Stranger Things doesn’t come back; it explodes. The film, the opening salvo of the fifth and final season, is a wallet-busting barrage of images that feels like it’s challenging TV to become tentpole cinema. It’s overstuffed, unwieldy and occasionally exasperating — but by God, I was glued to every shot, already tired and wanting more.
The Scale Is Both Thrilling and Enervating
Hawkins has learned to make do with apocalypse. A town under military quarantine warps the familiar into the surreal and the core ensemble, fighting through largely a single strike team rather than floating subplots, moves as one. The effect is propulsive and inclusive — everyone has skin in the game from the get-go — but it also means the season races before it can pause for a breather. Even what was once a background character — hello, Nell Fisher, now scene-stealing as Holly — gets pushed to the front and center, providing extra sweetness and yet another spinning plate.
The Upside Down is no longer just a haunted echo; it’s an action canvas. There are vehicle chases over ashy wastelands, aerial machinery roaring above and entire installations pulled into the darkness. Along the “dumb-cool” axis, a few of these sequences nudge toward dumb, raw power, and the longer we hang out in that murky biome, the more its mysteries dim. A five-minute prologue that reframes Will’s earliest days in the Upside Down doubles down on lore, while diminishing the primal fear that made the show’s origin story so powerful.
None of this escalation is unexpected. The series’ bonanza pivot had already been encoded in the movie-length episodes of Season 4 and their juggernaut scale — Netflix’s Top 10 page recorded over 1.3 billion hours watched in the first four weeks of that season going live, a sum surpassed only by a few global phenomena. Season 5 knows that hunger, and it answers with volume — sometimes too loudly.
When the Show Shrinks, It Truly Shines Brightest
With all of the airborne views and explosions, though, it’s the human-scaled moments that sting. Early gambits based on booby-trap ingenuity hark back to the scrappy Demogorgon showdown of Season 1 — a lesson in suspense and geography trumping CGI pyrotechnics. The re-emergence of flickering Christmas lights is a self-referential mic drop, definitive evidence that a single image carries more electricity than an entire platoon charging the void.
The show’s mythic sprawl is impressive, but so are its minimalist instincts. There’s less-is-more in Hawkins yet; the show can often be directionless that way.
Characters Keep the Heart of the Story Beating
What saves the season — and sometimes lifts it — is its attention to relationships. Hopper and Eleven’s father-daughter relationship has evolved from delicate to fierce, with Millie Bobby Brown playing a near-fully-formed action lead without losing the character’s core vulnerability. The original party — Mike, Will, Lucas and Dustin — are well-used and weathered in ways that seem natural for children toting around adult-sized traumas.

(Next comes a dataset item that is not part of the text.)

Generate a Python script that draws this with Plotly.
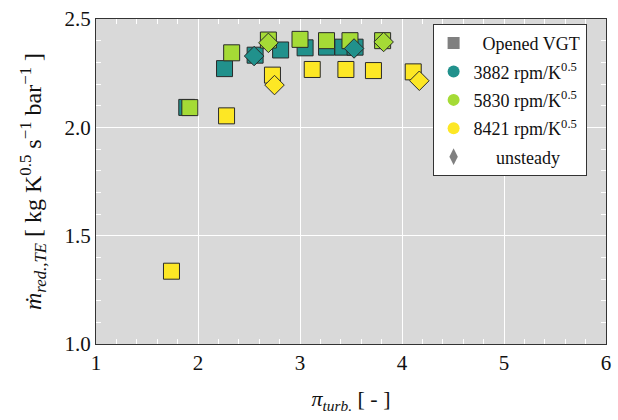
import plotly.graph_objects as go

# Turbine pressure ratio vs reduced mass flow, opened VGT
# steady operating points per corrected speed
pi_3882 = [1.89, 2.26, 2.56, 2.81, 3.05, 3.26, 3.42, 3.54]
m_3882 = [2.092, 2.271, 2.333, 2.357, 2.367, 2.37, 2.37, 2.37]

pi_5830 = [1.92, 2.33, 2.69, 3.00, 3.26, 3.49, 3.81]
m_5830 = [2.091, 2.344, 2.403, 2.406, 2.40, 2.40, 2.40]

pi_8421 = [1.74, 2.28, 2.73, 3.12, 3.45, 3.72, 4.11]
m_8421 = [1.336, 2.053, 2.241, 2.267, 2.267, 2.262, 2.256]

# unsteady (pulsating) operating points
pi_uns_3882 = [2.55, 3.53]
m_uns_3882 = [2.329, 2.364]
pi_uns_5830 = [2.69, 3.82]
m_uns_5830 = [2.39, 2.394]
pi_uns_8421 = [2.75, 4.17]
m_uns_8421 = [2.195, 2.215]

speed_labels = ["3882 rpm/K<sup>0.5</sup>", "5830 rpm/K<sup>0.5</sup>", "8421 rpm/K<sup>0.5</sup>"]
colors = ["#21918c", "#a5db36", "#fde725"]
edge = "#2a2a2a"
serif = "Liberation Serif"

fig = go.Figure()

steady = [(pi_3882, m_3882), (pi_5830, m_5830), (pi_8421, m_8421)]
unsteady = [(pi_uns_3882, m_uns_3882), (pi_uns_5830, m_uns_5830), (pi_uns_8421, m_uns_8421)]

for (xs, ys), c in zip(steady, colors):
    fig.add_trace(go.Scatter(
        x=xs, y=ys, mode="markers", showlegend=False,
        marker=dict(symbol="square", size=16, color=c, line=dict(color=edge, width=1)),
    ))
for (xs, ys), c in zip(unsteady, colors):
    fig.add_trace(go.Scatter(
        x=xs, y=ys, mode="markers", showlegend=False,
        marker=dict(symbol="diamond", size=15, color=c, line=dict(color=edge, width=1)),
    ))

# legend entries, one group each so the rows get extra spacing
fig.add_trace(go.Scatter(x=[None], y=[None], mode="markers", name="  Opened VGT",
                         legendgroup="g0",
                         marker=dict(symbol="square", size=11, color="#808080")))
for i, (lab, c) in enumerate(zip(speed_labels, colors)):
    fig.add_trace(go.Scatter(x=[None], y=[None], mode="markers", name=lab,
                             legendgroup=f"g{i + 1}",
                             marker=dict(symbol="circle", size=11, color=c)))
fig.add_trace(go.Scatter(x=[None], y=[None], mode="markers", name="     unsteady",
                         legendgroup="g4",
                         marker=dict(symbol="diamond-tall", size=13, color="#808080")))

axis_common = dict(
    showline=True, linecolor="#333333", linewidth=1, mirror="allticks",
    gridcolor="white", gridwidth=1.2, zeroline=False,
    ticks="", tickfont=dict(family=serif, size=21, color="#111111"),
)

fig.update_xaxes(
    range=[1, 6], dtick=1, tick0=1,
    minor=dict(dtick=0.2, ticks="inside", ticklen=5, tickcolor="white", showgrid=False),
    title=dict(text="<i>π</i><sub><i>turb.</i></sub> [ - ]",
               font=dict(family=serif, size=22, color="#111111"), standoff=16),
    **axis_common,
)
fig.update_yaxes(
    range=[1.0, 2.5], dtick=0.5, tick0=1.0, tickformat=".1f",
    minor=dict(dtick=0.1, ticks="inside", ticklen=5, tickcolor="white", showgrid=False),
    title=dict(text="<i>ṁ</i><sub><i>red.,TE</i></sub> [ kg K<sup>0.5</sup> s<sup>−1</sup> bar<sup>−1</sup> ]",
               font=dict(family=serif, size=24, color="#111111"), standoff=16),
    **axis_common,
)

fig.update_layout(
    width=618, height=420,
    margin=dict(l=96, r=7, t=15, b=76),
    paper_bgcolor="white", plot_bgcolor="#d9d9d9",
    font=dict(family=serif, color="#111111"),
    legend=dict(
        x=0.66, y=0.985, xanchor="left", yanchor="top",
        bgcolor="white", bordercolor="#333333", borderwidth=1,
        font=dict(family=serif, size=18, color="#111111"),
        itemsizing="constant", tracegroupgap=2, traceorder="grouped",
    ),
)

fig.write_html("out.html")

Dustin’s mourning for Eddie is refracted into a more melancholic alienation, whereas Lucas’ bedside vigils with Max ache with sincerity. The cultural echo of “Running Up That Hill” — which hit #3 in the UK and even cracked the top five in the U.S. per Official Charts and Billboard after its fourth season resurgence — is heard here less as a novelty than an emotional crutch. It’s both emblematic of the series at its best — pop nostalgia serving as character grammar, rather than mere window dressing.
New pairings help, too. Robin emerges as an unlikely mentor to Will, providing his arc room to breathe. Jonathan and Steve exchange rivalry for honesty, a détente that seems overdue and weirdly cozy. And bring on more Nancy-Mike sibling sleuthing — a grounding pairing as the plotlines proliferate.
Yes, the cast has all aged out of high school plausibility, a meme that the show never can seem to outrun. But that appearance of growth, anyway, underscores what the story’s telling us in other ways: These kids were cheated out of a normal adolescence, forced to grow old among monsters and secrets. The faces relate that story before the dialogue does.
Verdict: Exhausted Yet Eager for the Final Chapter
Season 5 comes off as a finale played across variations — beefier, louder and often indulgent. The lore pileups can suffocate mystery, and some set pieces mistake size for stakes. But the character work is strong enough to bear the load, and most of those nimble, small-scale sequences still sing. I’m exhausted by the bloat, but more committed than ever to this goodbye lap.
Stranger Things has shifted from being television to event storytelling, and you may regard that evolution as a feature or a bug, but the heart persists. Volume 1 lands with a thump and a heartbeat. Bring on the rest — I’ll gripe about it being too much on my way to pressing play.